If I break that rule, the cost often appears later, when a downstream op starts and pushes the real peak over the edge.

Container Isolation (stable path)

For safer execution, I run each op through podman run --memory=... --cpuset-cpus=.... The appeal is straightforward: once the op exits, the memory is released with the process. That maps cleanly onto the goal of reusing the 512GB pool across steps.

This also fits the wider platform direction, where local reproducibility and container-first execution are recurring themes.

Caveats When Spawning Subprocesses

If Python launches Rust child processes while the parent is still holding large buffers, combined peak memory becomes the real problem. A few specific safeguards:

  • release parent buffers with del
  • let scopes end before child startup
  • call gc.collect()
  • prefer Python spawn over fork

That last point matters more than it looks. Once fork loses its Copy-on-Write advantage, actual memory usage can jump much faster than expected.

I/O Optimization

Disk strategy is not only about picking a fast SSD. It is also about choosing the right intermediate representation.

  • Arrow IPC: the fastest escape hatch, close to zero-copy
  • Parquet: the safer fallback with zstd(1-3) and row groups at 128-256MB
  • NVMe: centralize spill directories under /opt/tmp
  • /dev/shm: increase to --shm-size 2-4GB for Arrow Plasma / IPC
  • cleanup: remove temporary files at job end, including failure paths

I like to think of Arrow IPC as the speed-oriented spill path and Parquet as the safety-oriented spill path. That distinction keeps the runtime choice simple.

Operating Rules

The final operating rules collapse into five points:

  1. Run heavy queries one at a time and make them wide.
  2. End each op, free its memory, and reuse the same 512GB pool.
  3. Switch between In-Memory, Arrow IPC, and Parquet based on intermediate size.
  4. Use Parquet when restartability matters most.
  5. Use In-Memory shallow-copy or pointer-style transfer when raw speed matters most.

These rules are not just local tuning notes.
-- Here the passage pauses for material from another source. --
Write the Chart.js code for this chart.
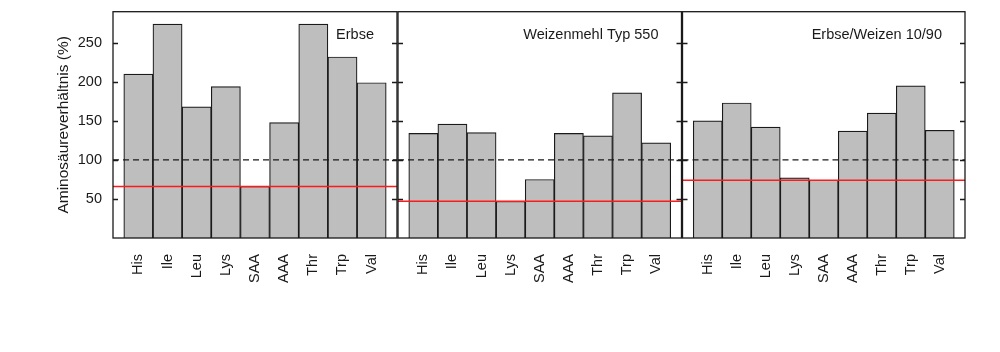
<!DOCTYPE html>
<html>
<head>
<meta charset="utf-8">
<script src="https://cdn.jsdelivr.net/npm/chart.js@4"></script>
<style>
  html, body { margin: 0; padding: 0; background: #fff; }
  #wrap { position: relative; width: 1000px; height: 352px; }
  #wrap canvas { position: absolute; left: 0; top: 0; }
</style>
</head>
<body>
<div id="wrap">
  <canvas id="p1" width="1000" height="352"></canvas>
  <canvas id="p2" width="1000" height="352"></canvas>
  <canvas id="p3" width="1000" height="352"></canvas>
</div>
<script>
// amino acids on the x axis
const aminoAcids = ['His', 'Ile', 'Leu', 'Lys', 'SAA', 'AAA', 'Thr', 'Trp', 'Val'];

// ratio values in %
const erbse = [210, 274, 168, 194, 66, 148, 274, 232, 199];
const weizen = [134, 146, 135, 47, 75, 134, 131, 186, 122];
const mischung = [150, 173, 142, 77, 74, 137, 160, 195, 138];

// limiting amino acid (red line) per panel
const limitErbse = 66;
const limitWeizen = 47;
const limitMischung = 74;

const referenz = 100;
const yTicks = [50, 100, 150, 200, 250];
const yMax = 290;

Chart.defaults.font.family = "'Liberation Sans', Arial, sans-serif";
Chart.defaults.font.size = 14.5;
Chart.defaults.color = '#1a1a1a';

// x range so bars sit with a small gap to the frame
const xMin = -0.87, xMax = 8.87;

// frame, inward ticks and panel name
const framePlugin = {
  id: 'frame',
  afterDatasetsDraw(chart, args, opts) {
    const { ctx, chartArea: a, scales: { y } } = chart;
    ctx.save();
    ctx.strokeStyle = '#1a1a1a';
    ctx.lineWidth = 1.3;
    ctx.strokeRect(a.left, a.top, a.right - a.left, a.bottom - a.top);
    ctx.beginPath();
    yTicks.forEach(v => {
      const py = Math.round(y.getPixelForValue(v)) + 0.5;
      ctx.moveTo(a.left, py); ctx.lineTo(a.left + 5, py);
      ctx.moveTo(a.right - 5, py); ctx.lineTo(a.right, py);
    });
    ctx.stroke();
    ctx.font = "14.5px 'Liberation Sans', Arial, sans-serif";
    ctx.textAlign = 'right';
    ctx.fillStyle = '#1a1a1a';
    ctx.fillText(opts.text, a.right - 23, a.top + 27.5);
    ctx.restore();
  }
};

function makePanel(id, values, limit, name, left, right, showAxis) {
  return new Chart(document.getElementById(id), {
    type: 'bar',
    data: {
      datasets: [
        {
          type: 'line',
          data: [{ x: xMin, y: limit }, { x: xMax, y: limit }],
          borderColor: '#ff1a1a',
          borderWidth: 1.5,
          pointRadius: 0,
          order: 0
        },
        {
          type: 'line',
          data: [{ x: xMin, y: referenz }, { x: xMax, y: referenz }],
          borderColor: '#1a1a1a',
          borderWidth: 1.2,
          borderDash: [6, 4],
          pointRadius: 0,
          order: 0
        },
        {
          data: values.map((v, i) => ({ x: i, y: v })),
          backgroundColor: '#bebebe',
          borderColor: '#1a1a1a',
          borderWidth: 1.2,
          barPercentage: 1,
          categoryPercentage: 1,
          order: 1
        }
      ]
    },
    options: {
      responsive: false,
      animation: false,
      events: [],
      layout: { padding: { left: 0, right: 1000 - right, top: 11.7, bottom: 0 } },
      plugins: {
        legend: { display: false },
        tooltip: { enabled: false },
        frame: { text: name }
      },
      scales: {
        x: {
          type: 'linear',
          min: xMin,
          max: xMax,
          offset: false,
          grid: { display: false, drawTicks: false },
          border: { display: false },
          afterBuildTicks: s => { s.ticks = aminoAcids.map((_, i) => ({ value: i })); },
          afterFit: s => { s.height = 114; s.paddingLeft = 0; s.paddingRight = 0; },
          ticks: {
            autoSkip: false,
            minRotation: 90,
            maxRotation: 90,
            padding: 16,
            callback: v => aminoAcids[v]
          }
        },
        y: {
          display: showAxis,
          min: 0,
          max: yMax,
          grid: { display: false, drawTicks: false },
          border: { display: false },
          afterBuildTicks: s => { s.ticks = yTicks.map(v => ({ value: v })); },
          afterFit: s => { s.width = left; s.paddingTop = 0; s.paddingBottom = 0; },
          title: {
            display: true,
            text: 'Aminosäureverhältnis (%)',
            font: { size: 15.5 },
            padding: { top: 54, bottom: 0 }
          },
          ticks: { padding: 11 }
        }
      }
    },
    plugins: [framePlugin]
  });
}

makePanel('p1', erbse, limitErbse, 'Erbse', 113, 397, true);
makePanel('p2', weizen, limitWeizen, 'Weizenmehl Typ 550', 398, 681.5, false);
makePanel('p3', mischung, limitMischung, 'Erbse/Weizen 10/90', 682.5, 965, false);
</script>
</body>
</html>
They are the policy layer that makes different ELT jobs behave consistently.

Benefits

This design gives me four concrete advantages:

  • speed: In-Memory paths can exploit the full ~600GB/s memory bandwidth
  • stability: cgroup limits, spill behavior, and step-wise reuse make the stack harder to crash
  • flexibility: the runtime can switch between Arrow IPC and Parquet depending on workload shape
  • simplicity: Dagster executor switching becomes the main knob for execution mode

On a single-server setup, explicitly limiting concurrency often makes the system both faster and more reliable than trying to parallelize everything.

Summary

The result is simple: reuse 512GB step by step, keep light workloads in In-Memory, spill heavier ones to Arrow or Parquet, and isolate ops in containers so release is guaranteed.

Next Steps

The natural next step is to turn this policy into concrete templates for podman-compose.yml memory and CPU profiles plus Dagster executor settings. A broader local stack with pieces like Airbyte OSS, Great Expectations, OpenMetadata, and MLflow is already outlined, so connecting those surrounding services to the same ELT execution rules is the obvious continuation.